Internal cooling of gas turbine blade represents a challenging task involving several different phenomena as, among others, highly three-dimensional unsteady fluid flow, efficient heat transfer and structural design. This paper focuses on the analysis of the turbulent flow and heat transfer inside a typical wedge–shaped trailing edge cooling duct of a gas turbine blade. In the configuration under scrutiny the coolant flows inside the duct in radial direction and it leaves the blade through the trailing edge after a 90 deg turning.

At first an analysis of the flow and thermal fields in stationary conditions was carried out. Then the effects of rotational motion were investigated for a rotation number of 0.275. The rotation axis here considered is normal to the inflow and outflow bulk velocity, representing schematically a highly loaded blade configuration.

The work aimed to i) analyse the dynamic of the vortical structures under the influence of strong body forces and the constraints induced by the internal geometry and ii) to study the impact of such motions on the mechanisms of heat removal. The final aim was to verify the design of the equipment and to detect the possible presence of regions subjected to high thermal loads.

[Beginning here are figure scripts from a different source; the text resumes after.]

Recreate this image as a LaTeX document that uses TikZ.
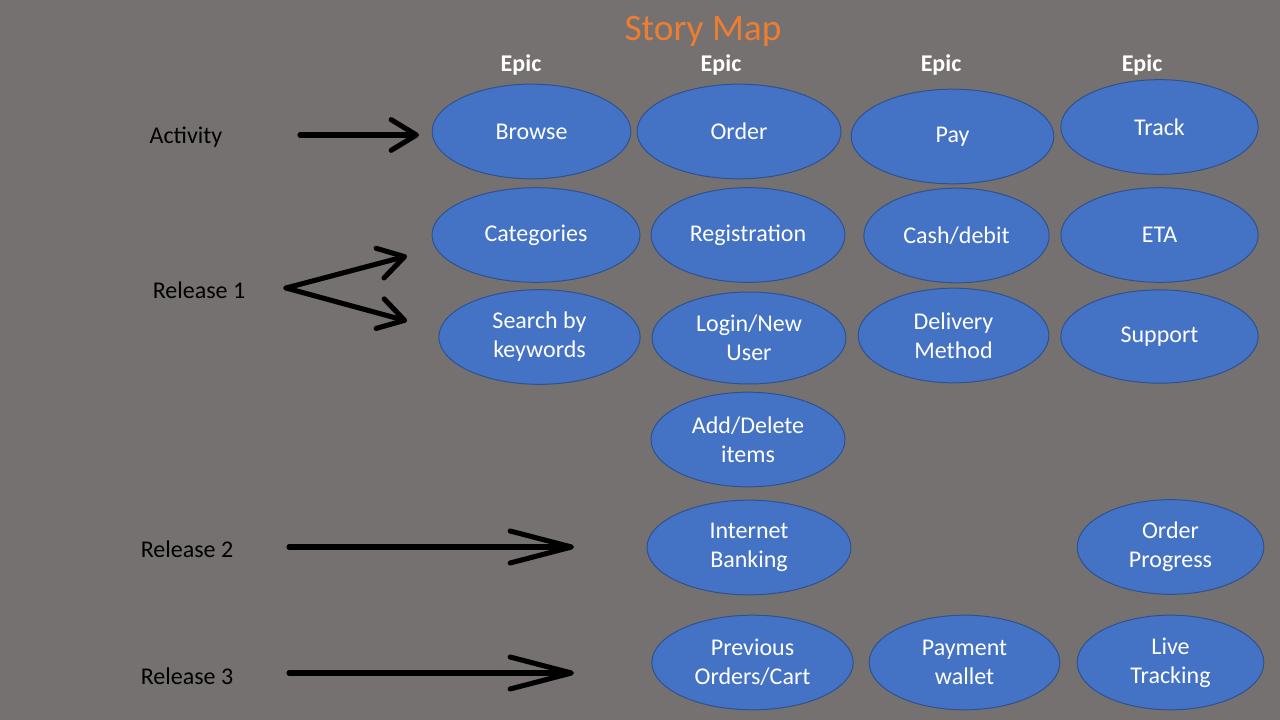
\documentclass[tikz,border=0pt]{standalone}
\usepackage{fontspec}
\setmainfont{Carlito}
\usetikzlibrary{shapes.geometric,arrows.meta}
\definecolor{slate}{HTML}{767171}
\definecolor{storyblue}{HTML}{4472C4}
\definecolor{storyedge}{HTML}{2F528F}
\definecolor{titleorange}{HTML}{ED7D31}
\tikzset{
  story/.style={ellipse, draw=storyedge, line width=0.75pt, fill=storyblue,
    text=white, align=center, inner sep=0pt, minimum width=#1,
    minimum height=71pt, font=\fontsize{18}{21.75}\selectfont},
  story/.default=146pt,
  rowlabel/.style={font=\fontsize{18}{21.75}\selectfont, text=black},
  epic/.style={font=\fontsize{18}{21.75}\selectfont\bfseries, text=white},
  pointer/.style={line width=3.8pt, line cap=round,
    -{Straight Barb[length=19pt,width=23pt,round]}},
  longpointer/.style={pointer, -{Straight Barb[length=46pt,width=24pt,round]}},
}
\begin{document}
\begin{tikzpicture}[x=0.75pt,y=-0.75pt]
\fill[slate] (0,0) rectangle (1280,720);
\useasboundingbox (0,0) rectangle (1280,720);

\node[text=titleorange, font=\fontsize{28}{32}\selectfont] (title) at (703,31) {Story Map};
\node[epic] (epicA) at (521,65) {Epic};
\node[epic] (epicB) at (721,65) {Epic};
\node[epic] (epicC) at (941,65) {Epic};
\node[epic] (epicD) at (1142,65) {Epic};

\node[rowlabel] (activity) at (186,137) {Activity};
\node[rowlabel] (release1) at (199,290) {Release 1};
\node[rowlabel] (release2) at (187,549) {Release 2};
\node[rowlabel] (release3) at (187,676) {Release 3};

\node[story=149pt] (browse) at (531.5,131.5) {Browse};
\node[story=153pt] (order) at (739,131.5) {Order};
\node[story=152pt] (pay) at (952.5,136.5) {Pay};
\node[story=148pt] (track) at (1159.5,127) {Track};

\node[story=156pt] (categories) at (536,235) {Categories};
\node[story=145.5pt] (registration) at (748,235) {Registration};
\node[story=139pt] (cash) at (956.5,235.5) {Cash/debit};
\node[story=148pt] (eta) at (1159.5,235) {ETA};

\node[story=151pt] (search) at (539.5,337) {Search by\\keywords};
\node[story=145.5pt, minimum height=69pt] (login) at (749,338) {Login/New\\User};
\node[story=143pt] (delivery) at (953.5,335.5) {Delivery\\Method};
\node[story=148pt, minimum height=70pt] (support) at (1159.5,336.5) {Support};

\node[story=145.5pt] (items) at (748,439.5) {Add/Delete\\items};

\node[story=153pt] (banking) at (749,547.5) {Internet\\Banking};
\node[story=140pt] (progress) at (1170.5,547) {Order\\Progress};

\node[story=151pt] (previous) at (752.5,662.5) {Previous\\Orders/Cart};
\node[story=143pt] (wallet) at (964.5,662.5) {Payment\\wallet};
\node[story=140pt] (live) at (1170.5,662.5) {Live\\Tracking};

\coordinate (activityS) at (300,135);
\coordinate (activityE) at (419,135);
\coordinate (release1S) at (286,288);
\coordinate (release1U) at (407,256);
\coordinate (release1D) at (407,321);
\coordinate (release2S) at (289,547);
\coordinate (release2E) at (574,547);
\coordinate (release3S) at (289,673);
\coordinate (release3E) at (574,673);

\draw[pointer] (activityS) -- (activityE);
\draw[pointer] (release1S) -- (release1U);
\draw[pointer] (release1S) -- (release1D);
\draw[longpointer] (release2S) -- (release2E);
\draw[longpointer] (release3S) -- (release3E);
\end{tikzpicture}
\end{document}
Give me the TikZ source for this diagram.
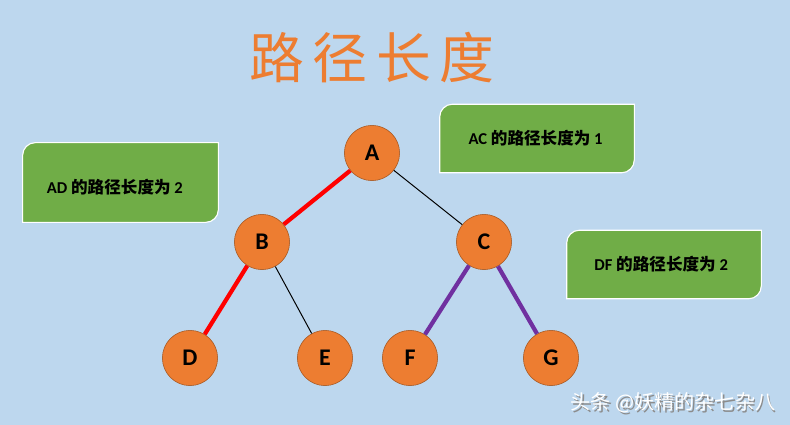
\documentclass[tikz,border=0pt]{standalone}
\usepackage{fontspec}
\setmainfont{Carlito}
\newfontfamily\cjk{Noto Sans CJK SC}
\usepackage{xcolor}
\usetikzlibrary{positioning}
\definecolor{bgblue}{RGB}{189,215,238}
\definecolor{nodeorange}{RGB}{237,125,49}
\definecolor{boxgreen}{RGB}{112,173,71}
\definecolor{pathpurple}{RGB}{112,48,160}
\tikzset{
  vert/.style={circle, draw=nodeorange!70!black, fill=nodeorange, thin, minimum size=1.38cm,
               inner sep=0pt, font=\fontsize{17}{17}\selectfont\bfseries},
  note/.style={minimum width=4.85cm, minimum height=1.7cm, inner sep=0pt,
               font=\fontsize{11.8}{13}\selectfont\bfseries},
  plain/.style={black, line width=0.7pt},
  redpath/.style={red, line width=3pt},
  purplepath/.style={pathpurple, line width=3pt}
}
\begin{document}
\begin{tikzpicture}[x=0.025cm, y=-0.025cm]
  \useasboundingbox[fill=bgblue] (0,0) rectangle (790,425);
  % title
  \node[text=nodeorange, font=\cjk\fontsize{39}{40}\selectfont] (title) at (372,58)
    {路\hspace{6pt}径\hspace{6pt}长\hspace{6pt}度};
  % notes
  \node[note, minimum width=4.88cm, minimum height=1.98cm] (ad) at (120.5,182.5) {};
  \node[note] (ac) at (537,138.5) {};
  \node[note] (df) at (664,264.5) {};
  \foreach \b in {ad,ac,df}
    \draw[white, fill=boxgreen, line width=0.8pt]
      ([yshift=-0.32cm]\b.north west) arc[start angle=180, end angle=90, radius=0.32cm]
      -- (\b.north east) -- ([yshift=0.32cm]\b.south east)
      arc[start angle=0, end angle=-90, radius=0.32cm] -- (\b.south west) -- cycle;
  \node[note] at ([xshift=-4pt, yshift=-3pt]ad.center) {AD {\cjk 的路径长度为} 2};
  \node[note] at ([xshift=-1pt]ac.center) {AC {\cjk 的路径长度为} 1};
  \node[note] at ([xshift=-2pt]df.center) {DF {\cjk 的路径长度为} 2};
  % tree
  \node[vert] (a) at (372,153) {A};
  \node[vert] (b) at (262,242) {B};
  \node[vert] (c) at (484,242) {C};
  \node[vert] (d) at (190,358) {D};
  \node[vert] (e) at (325,358) {E};
  \node[vert] (f) at (410,358) {F};
  \node[vert] (g) at (551,358) {G};
  \draw[redpath] (a) -- (b);
  \draw[redpath] (b) -- (d);
  \draw[plain] (a) -- (c);
  \draw[plain] (b) -- (e);
  \draw[purplepath] (c) -- (f);
  \draw[purplepath] (c) -- (g);
  % watermark
  \node[text=black!45, font=\cjk\fontsize{14.3}{15}\selectfont] at (674.7,404.7) {头条 @妖精的杂七杂八};
  \node[text=white, font=\cjk\fontsize{14.3}{15}\selectfont] (mark) at (673,403) {头条 @妖精的杂七杂八};
\end{tikzpicture}
\end{document}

The analysis is carried out using the well assessed open source code OpenFOAM written in C++ and widely validated by several scientists and researchers around the world. The unsteadiness of the flow inside the trailing edge required to adopt models that accurately reconstructed the flow field. As the computational costs associated to LES (especially in the near wall regions) largely exceed the available resources, we chose for the simulation the SAS model of Menter, that was validated in a series of benchmark and industrially relevant test cases and allowed to reconstruct a part of the turbulence spectra through a scale-adaptive mechanism. Assessment of the obtained results with steady-state k-ω SST computations and available experimental results was carried out.

The present analysis demonstrated that a strong unsteadiness develops inside the trailing edge and that the rotation generated strong secondary motions that enhanced the dynamic of heat removal, leading to a less severe temperature distribution on the heated surface w.r.t the non rotating case.